# [Data block]
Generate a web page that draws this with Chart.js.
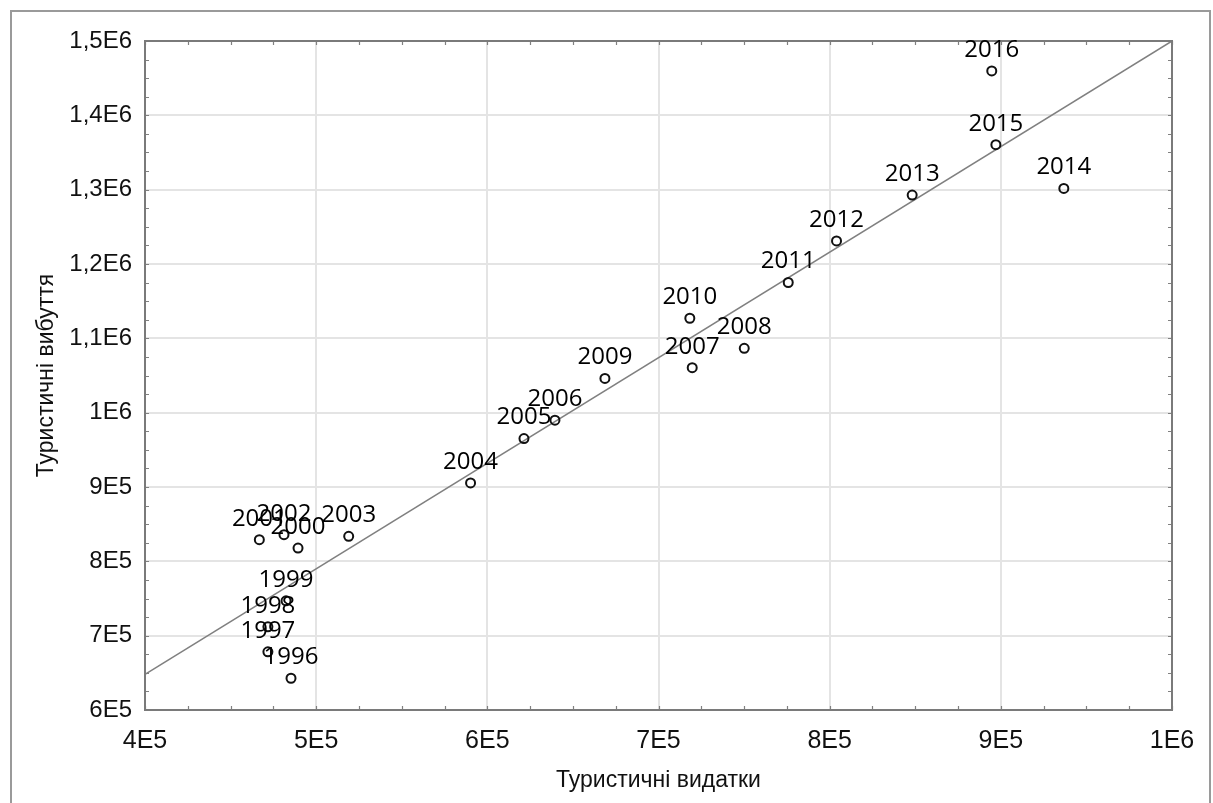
<!DOCTYPE html>
<html>
<head>
<meta charset="utf-8">
<script src="https://cdn.jsdelivr.net/npm/chart.js@4.4.1/dist/chart.umd.min.js"></script>
<style>
  html, body { margin: 0; padding: 0; background: #fff; }
  canvas { display: block; }
</style>
</head>
<body>
<canvas id="c" width="1213" height="803"></canvas>
<script>
const years = [1996, 1997, 1998, 1999, 2000, 2001, 2002, 2003, 2004, 2005, 2006,
               2007, 2008, 2009, 2010, 2011, 2012, 2013, 2014, 2015, 2016];
const spending = [485300, 471800, 471800, 482400, 489400, 466800, 481200, 519000, 590200, 621400, 639500,
                  719700, 750100, 668700, 718300, 775800, 804000, 848200, 936800, 897100, 894700];
const departures = [642700, 678200, 711900, 746900, 817900, 829100, 835800, 833600, 905500, 965200, 989900,
                    1060500, 1086500, 1046100, 1127000, 1175100, 1231100, 1292700, 1301700, 1360500, 1459800];
const trendX = [400000, 1000000];
const trendY = [648000, 1500000];
const xTickLabels = ['4E5', '5E5', '6E5', '7E5', '8E5', '9E5', '1E6'];
const yTickLabels = ['6E5', '7E5', '8E5', '9E5', '1E6', '1,1E6', '1,2E6', '1,3E6', '1,4E6', '1,5E6'];
const xTitle = 'Туристичні видатки';
const yTitle = 'Туристичні вибуття';

const decorPlugin = {
  id: 'decor',
  beforeDraw(chart) {
    const ctx = chart.ctx;
    ctx.save();
    ctx.fillStyle = '#fff';
    ctx.fillRect(0, 0, chart.width, chart.height);
    ctx.strokeStyle = '#9a9a9a';
    ctx.lineWidth = 2;
    ctx.strokeRect(11, 11, 1199, 800);
    ctx.restore();
  },
  afterDatasetsDraw(chart) {
    const ctx = chart.ctx;
    const a = chart.chartArea;
    const xs = chart.scales.x, ys = chart.scales.y;
    ctx.save();
    // minor ticks
    ctx.strokeStyle = '#808080';
    ctx.lineWidth = 1.2;
    ctx.beginPath();
    for (let v = xs.min; v <= xs.max + 1; v += 25000) {
      const px = Math.round(xs.getPixelForValue(v)) + 0.5;
      ctx.moveTo(px, a.bottom); ctx.lineTo(px, a.bottom - 4);
      ctx.moveTo(px, a.top); ctx.lineTo(px, a.top + 4);
    }
    for (let v = ys.min; v <= ys.max + 1; v += 25000) {
      const py = Math.round(ys.getPixelForValue(v)) + 0.5;
      ctx.moveTo(a.left, py); ctx.lineTo(a.left + 4, py);
      ctx.moveTo(a.right, py); ctx.lineTo(a.right - 4, py);
    }
    ctx.stroke();
    // plot frame
    ctx.strokeStyle = '#7a7a7a';
    ctx.lineWidth = 2;
    ctx.strokeRect(a.left, a.top, a.right - a.left, a.bottom - a.top);
    // point labels
    const meta = chart.getDatasetMeta(0);
    ctx.fillStyle = '#000';
    ctx.font = '24px "Open Sans", "Noto Sans", sans-serif';
    ctx.textAlign = 'center';
    ctx.textBaseline = 'middle';
    meta.data.forEach((el, i) => {
      ctx.fillText(String(years[i]), el.x, el.y - 21);
    });
    ctx.restore();
  }
};

new Chart(document.getElementById('c'), {
  data: {
    datasets: [
      {
        type: 'scatter',
        order: 1,
        data: years.map((yr, i) => ({ x: spending[i], y: departures[i] })),
        pointRadius: 4.5,
        pointBorderWidth: 2,
        pointBorderColor: '#111',
        pointBackgroundColor: 'rgba(255,255,255,0)',
        showLine: false
      },
      {
        type: 'line',
        order: 2,
        data: trendX.map((x, i) => ({ x: x, y: trendY[i] })),
        borderColor: '#808080',
        borderWidth: 1.5,
        pointRadius: 0,
        fill: false,
        tension: 0
      }
    ]
  },
  options: {
    responsive: false,
    animation: false,
    events: [],
    layout: { padding: { left: 0, right: 41, top: 41, bottom: 0 } },
    plugins: { legend: { display: false }, tooltip: { enabled: false } },
    scales: {
      x: {
        type: 'linear',
        min: 400000, max: 1000000,
        afterFit(s) { s.height = 93; },
        ticks: {
          stepSize: 100000,
          padding: 16,
          color: '#111',
          font: { family: '"Liberation Sans", Arial, sans-serif', size: 25 },
          maxRotation: 0,
          callback: (v, i) => xTickLabels[i]
        },
        grid: { color: '#e4e4e4', lineWidth: 2, drawTicks: false },
        border: { display: false },
        title: {
          display: true,
          text: xTitle,
          color: '#111',
          font: { family: '"Liberation Sans", Arial, sans-serif', size: 23 },
          padding: { top: 0, bottom: 9 }
        }
      },
      y: {
        type: 'linear',
        min: 600000, max: 1500000,
        afterFit(s) { s.width = 145; },
        ticks: {
          stepSize: 100000,
          padding: 13,
          color: '#111',
          font: { family: '"Liberation Sans", Arial, sans-serif', size: 24 },
          callback: (v, i) => yTickLabels[i]
        },
        grid: { color: '#e4e4e4', lineWidth: 2, drawTicks: false },
        border: { display: false },
        title: {
          display: true,
          text: yTitle,
          color: '#111',
          font: { family: '"Liberation Sans", Arial, sans-serif', size: 23 },
          padding: { top: 33, bottom: 0 }
        }
      }
    }
  },
  plugins: [decorPlugin]
});
</script>
</body>
</html>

# [Work to be completed]
Repeat the data exactly, excluding the pictures.

# [Exercise output]
Generate a web page that draws this with Chart.js.
<!DOCTYPE html>
<html>
<head>
<meta charset="utf-8">
<script src="https://cdn.jsdelivr.net/npm/chart.js@4.4.1/dist/chart.umd.min.js"></script>
<style>
  html, body { margin: 0; padding: 0; background: #fff; }
  canvas { display: block; }
</style>
</head>
<body>
<canvas id="c" width="1213" height="803"></canvas>
<script>
const years = [1996, 1997, 1998, 1999, 2000, 2001, 2002, 2003, 2004, 2005, 2006,
               2007, 2008, 2009, 2010, 2011, 2012, 2013, 2014, 2015, 2016];
const spending = [485300, 471800, 471800, 482400, 489400, 466800, 481200, 519000, 590200, 621400, 639500,
                  719700, 750100, 668700, 718300, 775800, 804000, 848200, 936800, 897100, 894700];
const departures = [642700, 678200, 711900, 746900, 817900, 829100, 835800, 833600, 905500, 965200, 989900,
                    1060500, 1086500, 1046100, 1127000, 1175100, 1231100, 1292700, 1301700, 1360500, 1459800];
const trendX = [400000, 1000000];
const trendY = [648000, 1500000];
const xTickLabels = ['4E5', '5E5', '6E5', '7E5', '8E5', '9E5', '1E6'];
const yTickLabels = ['6E5', '7E5', '8E5', '9E5', '1E6', '1,1E6', '1,2E6', '1,3E6', '1,4E6', '1,5E6'];
const xTitle = 'Туристичні видатки';
const yTitle = 'Туристичні вибуття';

const decorPlugin = {
  id: 'decor',
  beforeDraw(chart) {
    const ctx = chart.ctx;
    ctx.save();
    ctx.fillStyle = '#fff';
    ctx.fillRect(0, 0, chart.width, chart.height);
    ctx.strokeStyle = '#9a9a9a';
    ctx.lineWidth = 2;
    ctx.strokeRect(11, 11, 1199, 800);
    ctx.restore();
  },
  afterDatasetsDraw(chart) {
    const ctx = chart.ctx;
    const a = chart.chartArea;
    const xs = chart.scales.x, ys = chart.scales.y;
    ctx.save();
    // minor ticks
    ctx.strokeStyle = '#808080';
    ctx.lineWidth = 1.2;
    ctx.beginPath();
    for (let v = xs.min; v <= xs.max + 1; v += 25000) {
      const px = Math.round(xs.getPixelForValue(v)) + 0.5;
      ctx.moveTo(px, a.bottom); ctx.lineTo(px, a.bottom - 4);
      ctx.moveTo(px, a.top); ctx.lineTo(px, a.top + 4);
    }
    for (let v = ys.min; v <= ys.max + 1; v += 25000) {
      const py = Math.round(ys.getPixelForValue(v)) + 0.5;
      ctx.moveTo(a.left, py); ctx.lineTo(a.left + 4, py);
      ctx.moveTo(a.right, py); ctx.lineTo(a.right - 4, py);
    }
    ctx.stroke();
    // plot frame
    ctx.strokeStyle = '#7a7a7a';
    ctx.lineWidth = 2;
    ctx.strokeRect(a.left, a.top, a.right - a.left, a.bottom - a.top);
    // point labels
    const meta = chart.getDatasetMeta(0);
    ctx.fillStyle = '#000';
    ctx.font = '24px "Open Sans", "Noto Sans", sans-serif';
    ctx.textAlign = 'center';
    ctx.textBaseline = 'middle';
    meta.data.forEach((el, i) => {
      ctx.fillText(String(years[i]), el.x, el.y - 21);
    });
    ctx.restore();
  }
};

new Chart(document.getElementById('c'), {
  data: {
    datasets: [
      {
        type: 'scatter',
        order: 1,
        data: years.map((yr, i) => ({ x: spending[i], y: departures[i] })),
        pointRadius: 4.5,
        pointBorderWidth: 2,
        pointBorderColor: '#111',
        pointBackgroundColor: 'rgba(255,255,255,0)',
        showLine: false
      },
      {
        type: 'line',
        order: 2,
        data: trendX.map((x, i) => ({ x: x, y: trendY[i] })),
        borderColor: '#808080',
        borderWidth: 1.5,
        pointRadius: 0,
        fill: false,
        tension: 0
      }
    ]
  },
  options: {
    responsive: false,
    animation: false,
    events: [],
    layout: { padding: { left: 0, right: 41, top: 41, bottom: 0 } },
    plugins: { legend: { display: false }, tooltip: { enabled: false } },
    scales: {
      x: {
        type: 'linear',
        min: 400000, max: 1000000,
        afterFit(s) { s.height = 93; },
        ticks: {
          stepSize: 100000,
          padding: 16,
          color: '#111',
          font: { family: '"Liberation Sans", Arial, sans-serif', size: 25 },
          maxRotation: 0,
          callback: (v, i) => xTickLabels[i]
        },
        grid: { color: '#e4e4e4', lineWidth: 2, drawTicks: false },
        border: { display: false },
        title: {
          display: true,
          text: xTitle,
          color: '#111',
          font: { family: '"Liberation Sans", Arial, sans-serif', size: 23 },
          padding: { top: 0, bottom: 9 }
        }
      },
      y: {
        type: 'linear',
        min: 600000, max: 1500000,
        afterFit(s) { s.width = 145; },
        ticks: {
          stepSize: 100000,
          padding: 13,
          color: '#111',
          font: { family: '"Liberation Sans", Arial, sans-serif', size: 24 },
          callback: (v, i) => yTickLabels[i]
        },
        grid: { color: '#e4e4e4', lineWidth: 2, drawTicks: false },
        border: { display: false },
        title: {
          display: true,
          text: yTitle,
          color: '#111',
          font: { family: '"Liberation Sans", Arial, sans-serif', size: 23 },
          padding: { top: 33, bottom: 0 }
        }
      }
    }
  },
  plugins: [decorPlugin]
});
</script>
</body>
</html>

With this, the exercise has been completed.